Case Study: Chubbies and Duncan Smothers
Chubbies partnered with Sierra to create Duncan Smothers, an AI agent representing their business [00:07:37]. Duncan Smothers is capable, empathetic, and engaging, assisting with a variety of customer cases on the Chubbies website [00:07:55]:
- Sizing and Fit: Empathetically helps customers with questions, asks for waist size, and offers product recommendations [00:08:11].
- Inventory Tracking: Informs customers about stock availability and helps them choose new items [00:08:27].
- Package Tracking and Refunds: Provides multiple tracking numbers and can issue refunds, demonstrating autonomous actions [00:08:36].
These capabilities allow Chubbies to help more customers more quickly and with higher satisfaction [00:08:58].
Building and Recruiting AI Teams
Sierra employs dedicated agent engineering and agent product management functions that work closely with customers like Chubbies [00:09:32]. The importance of finding talent for these roles is highlighted by the speaker’s experience meeting Shawn at the AI Engineering World’s Fair, which led to Shawn joining Sierra [00:10:25]. This demonstrates the value of serendipitous connections in building strong AI teams.
Voice Agents and Responsive Design
Sierra launched voice capabilities in October, allowing large customers like SiriusXM to answer phone calls immediately every time [00:15:31]. Sierra’s approach to voice is akin to responsive web design: the same underlying platform and agent code can adapt to various channels and modalities (e.g., chat, phone) [00:16:13]. While customization (different phrasing, parallel requests for lower latency) is possible, the core functionality works out of the box [00:16:27].

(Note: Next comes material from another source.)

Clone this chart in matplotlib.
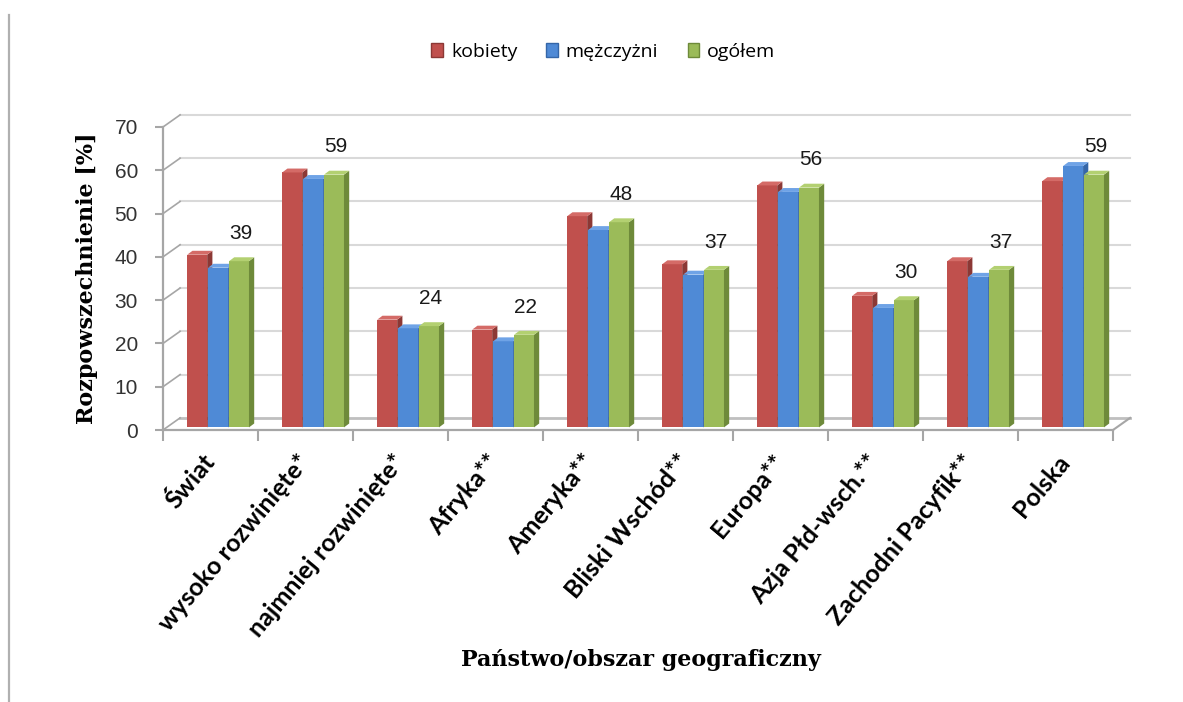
import matplotlib

matplotlib.use("Agg")
import matplotlib.pyplot as plt
from matplotlib.lines import Line2D
from matplotlib.patches import Patch, Polygon

# Data
categories = [
    "Świat",
    "wysoko rozwinięte*",
    "najmniej rozwinięte*",
    "Afryka**",
    "Ameryka**",
    "Bliski Wschód**",
    "Europa**",
    "Azja Płd-wsch.**",
    "Zachodni Pacyfik**",
    "Polska",
]
kobiety = [40.5, 59.5, 25.5, 23.2, 49.4, 38.3, 56.5, 31.0, 39.0, 57.5]
mezczyzni = [37.5, 58.0, 23.5, 20.5, 46.2, 35.9, 55.0, 28.2, 35.4, 61.0]
ogolem = [39, 59, 24, 22, 48, 37, 56, 30, 37, 59]
series_names = ["kobiety", "mężczyżni", "ogółem"]
y_ticks = [0, 10, 20, 30, 40, 50, 60, 70]

# front / side / top colours for the pseudo-3D columns
COLORS = {
    "kobiety": ("#C0504D", "#8C3835", "#D46B67"),
    "mężczyżni": ("#4F8AD6", "#3566A8", "#6FA3E6"),
    "ogółem": ("#9BBB59", "#6E8A3A", "#B3D071"),
}
GRID = "#D9D9D9"
AXIS = "#A6A6A6"

fig = plt.figure(figsize=(11.83, 7.02), dpi=100)
ax = fig.add_axes([163 / 1183, 1 - 430 / 702, 950 / 1183, 303 / 702])
ax.set_xlim(0, len(categories))
ax.set_ylim(0, 70)

# depth of the back wall (data units)
dx, dy = 0.18, 2.8

# back-wall gridlines and the little diagonals to the front axis
for v in y_ticks:
    c = "#BFBFBF" if v == 0 else GRID
    lw = 2.0 if v == 0 else 1.5
    ax.plot([dx, len(categories) + dx], [v + dy, v + dy], color=c, lw=lw,
            clip_on=False, zorder=1)
    ax.plot([0, dx], [v, v + dy], color=AXIS, lw=1.2, clip_on=False, zorder=1)
ax.plot([len(categories), len(categories) + dx], [0, dy], color=AXIS, lw=1.5,
        clip_on=False, zorder=1)

# columns
width = 0.21
side_w, cap_h = 0.055, 0.9
base = 0.6
offsets = [-0.22, 0.0, 0.22]
for name, vals, off in zip(series_names, [kobiety, mezczyzni, ogolem], offsets):
    front, side, top = COLORS[name]
    for i, v in enumerate(vals):
        x0 = i + 0.58 + off - width / 2
        ax.bar(x0, v - base, width=width, bottom=base, align="edge",
               color=front, edgecolor="none", zorder=3)
        ax.add_patch(Polygon(
            [(x0 + width, base), (x0 + width + side_w, base + cap_h),
             (x0 + width + side_w, v + cap_h), (x0 + width, v)],
            closed=True, facecolor=side, edgecolor="none", zorder=3, clip_on=False))
        ax.add_patch(Polygon(
            [(x0, v), (x0 + width, v), (x0 + width + side_w, v + cap_h),
             (x0 + side_w, v + cap_h)],
            closed=True, facecolor=top, edgecolor="none", zorder=3, clip_on=False))

# value labels above the "ogółem" column
for i, v in enumerate(ogolem):
    ax.text(i + 0.58 + offsets[2] + 0.02, v + 6.4, f"{v}", ha="center",
            va="center", fontsize=15, family="Liberation Sans", color="#1A1A1A")

# axes styling
for s in ["top", "right"]:
    ax.spines[s].set_visible(False)
for s in ["left", "bottom"]:
    ax.spines[s].set_color(AXIS)
    ax.spines[s].set_linewidth(1.6)

ax.set_yticks(y_ticks)
ax.set_yticklabels([str(t) for t in y_ticks], fontsize=15,
                   family="Liberation Sans", color="#333333")
ax.tick_params(axis="y", length=6, width=1.5, color=AXIS, pad=12)

ax.set_xticks([i for i in range(len(categories) + 1)], minor=True)
ax.set_xticks([i + 0.5 for i in range(len(categories))])
ax.set_xticklabels(categories, rotation=50, ha="right", va="center",
                   rotation_mode="anchor", fontsize=18, fontweight="bold",
                   family="Lato", color="black")
ax.tick_params(axis="x", which="major", length=0, pad=20)
ax.tick_params(axis="x", which="minor", length=8, width=1.5, color=AXIS)

ax.set_ylabel("Rozpowszechnienie [%]", fontsize=16, fontweight="bold",
              family="DejaVu Serif", labelpad=12)
fig.text(641 / 1183, 1 - 660 / 702, "Państwo/obszar geograficzny",
         ha="center", va="center", fontsize=16, fontweight="bold",
         family="DejaVu Serif")

# legend
handles = [Patch(facecolor=COLORS[n][0], edgecolor=COLORS[n][1], label=n)
           for n in series_names]
fig.legend(handles=handles, loc="center", bbox_to_anchor=(0.51, 1 - 52 / 702),
           ncol=3, frameon=False, handlelength=0.6, handleheight=0.75,
           handletextpad=0.4, columnspacing=1.5,
           prop={"family": "Open Sans", "size": 14})

# grey frame line on the left edge of the picture
fig.add_artist(Line2D([8.5 / 1183, 8.5 / 1183], [0, 1 - 15 / 702],
                      transform=fig.transFigure, color="#B0B0B0", lw=1.6))

fig.savefig("out.png", dpi=100)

Designing with Empathy in AI
Building with AI is fascinating because LLMs, like humans, can be unpredictable, slow, and not great at math, yet they allow designers to have empathy in a new way [00:16:46]. By understanding the limitations and characteristics of LLMs (e.g., processing transcribed text with delay), developers can design more robust and effective experiences for AI agents [00:17:10]. This perspective helps in creating a richer and more robust AI product [00:18:01].